I want to upgraph dgraph from 1.0.15 to 1.1.0。now dgraph 1.1.0 has support for a type system。 use the expand()
function, the use of the type system is required。However, there is no dgraph.type in the data of dgraph1.0.15 export。The data exported has 30000000 nodes。Adding dgraph.type one by one node is too much trouble。Is there any convenient solution?
You could use Bulk Upsert to attach type to each node https://docs.dgraph.io/mutations/#bulk-delete-example. Remember to use set
instead of delete
.
The command I am using:
curl -H "Content-Type: application/rdf" -X POST 10.134.27.30:8281/mutate?commitNow=true -d $'
upsert {
query {
v as var(func: has(xid))
}
mutation {
set {
uid(v) <dgraph.type> "Thing" .
}
}
}
' | jq
dgraph.ERROR show:
What caused this?
I was thinking about this. The mutation is too large to be performed in one single request. For now, you could use first
and offset
to do it in small steps (say 1,000,000 at a time) https://docs.dgraph.io/query-language/#offset. Please file an issue on GitHub so that we can either fix it or provide a more useful message.

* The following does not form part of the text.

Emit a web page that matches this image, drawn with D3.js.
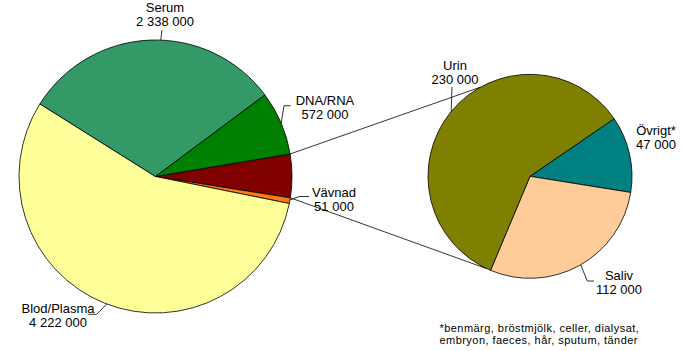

Thank you!issue link: Upsert Block fails when processing multiple nodes · Issue #4021 · dgraph-io/dgraph · GitHub
In addition to Aman’s tip, adding a “not()” also would help. So you don’t overwrite the dgraph type that is already there.
upsert {
query {
v as var(func: has(xid), first: M, offset: N) @filter(NOT has(dgraph.type))
}
mutation {
set {
uid(v) <dgraph.type> "Thing" .
}
}
}
So, if one would use @filter(NOT has(dgraph.type))
, he wouldn’t even have to use offset, right? Just repeat the query until everything is converted.
I thought about this, and thought @filter will be applied after the func
, but I tested it to be sure, and it actually works:
This query on my db, where not all nodes have articleModifiedOn:
{
first(func: has(articleName), first: 2) {
uid
articleModifiedOn
}
firstfilter(func: has(articleName), first: 2) @filter(has(articleModifiedOn)) {
uid
articleModifiedOn
}
}
Resulted in:
"data": {
"first": [
{
"uid": "0x6ddd1"
},
{
"uid": "0x6ddd2",
"articleModifiedOn": "2019-09-17T20:46:34.966691339Z"
}
],
"firstfilter": [
{
"uid": "0x6ddd2",
"articleModifiedOn": "2019-09-17T20:46:34.966691339Z"
},
{
"uid": "0x704e2",
"articleModifiedOn": "2019-09-17T16:53:17.35865168Z"
}
]
}
Not exactly. If you have billions of nodes to set up for now you have to use offset* - and for any reason, you have some nodes already with <dgraph.type>
- You would skip those, thus having less writes with that offset.
Also to avoid giving wrong types you could use the “NOT
” approach end/or set a predicate set in the query. e.g:
Query to define Person type
upsert {
query {
v as var(func: has(xid), first: M, offset: N) @filter(
has(name) AND
has(age) AND
NOT has(species)
)
}
mutation {
set {
uid(v) <dgraph.type> "Person" .
}
}
}
Query to define Animal type
upsert {
query {
v as var(func: has(xid), first: M, offset: N) @filter(
has(name) AND
has(species) AND
NOT has(~species) #This is useful if the you have reverse edges, to avoid mistakes.
)
}
mutation {
set {
uid(v) <dgraph.type> "Person" .
}
}
}
I think @ppp225 is right. He doesn’t need offset, if he already is filtering out the nodes which have a type.